How to prove n^k ≡ n mod 5 if and only if k ≡ 1 mod 4, for all integer n and k is natural?

Question

I do believe that it has something to do with Fermat's little theorem, and I can prove the backward relationship, but how to prove the forward if? like is N^k-1 necessarily be n ^ 4m?

Answer 1

Just try $n =2$ if $k \not \equiv 1 \mod 4$ then $2^k \not \equiv 2 \mod 5$

$\implies$

Suppose $n^k \equiv n\mod 5$ for all $n$. THen $2^k \equiv 2\mod 5$. By FLT we know $2^4 \equiv 1 \mod 5$ and if $k \equiv i \mod 4$ then $2^k\equiv 2^i \mod 4$.

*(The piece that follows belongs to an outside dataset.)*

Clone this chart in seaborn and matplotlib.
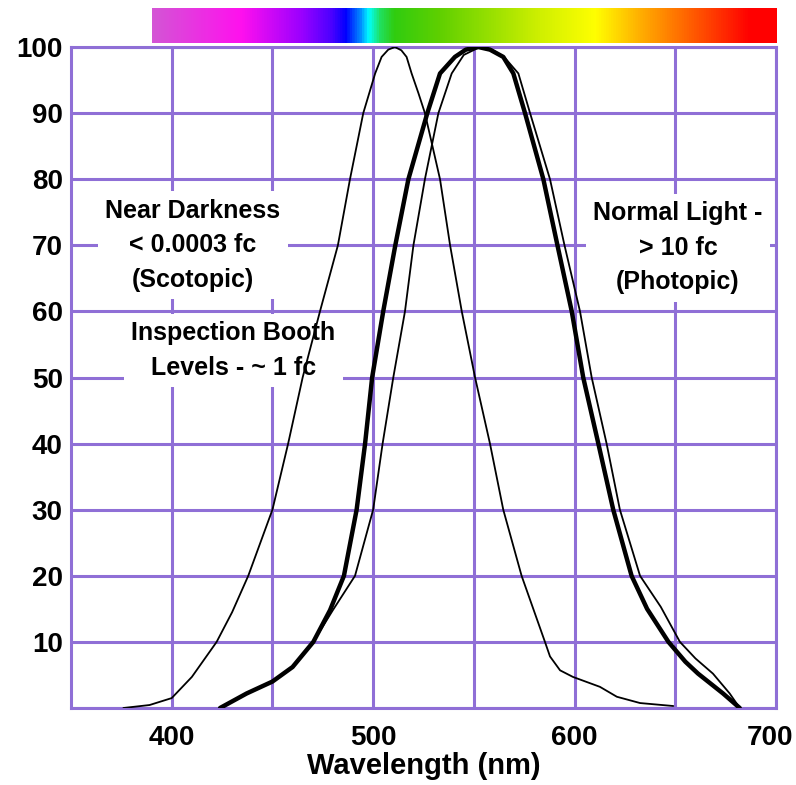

We can simply try $2^0, 2^2, 2^3 \equiv 1, 4, 3 \mod 5$ and not $2$. So $i \equiv k \equiv 1 \mod 4$

$\Leftarrow$

If $\gcd(n, 5) = 1$ then by FLT then for $k \equiv 1 \mod 4$, $n^{4} \equiv 1 \mod 5$ and thus $n^{1 + 4m} \equiv n \mod 5$.

If $\gcd(n, 5) \ne 1$ then $5|n$ and $n\equiv 0 \equiv n^k \mod 5$.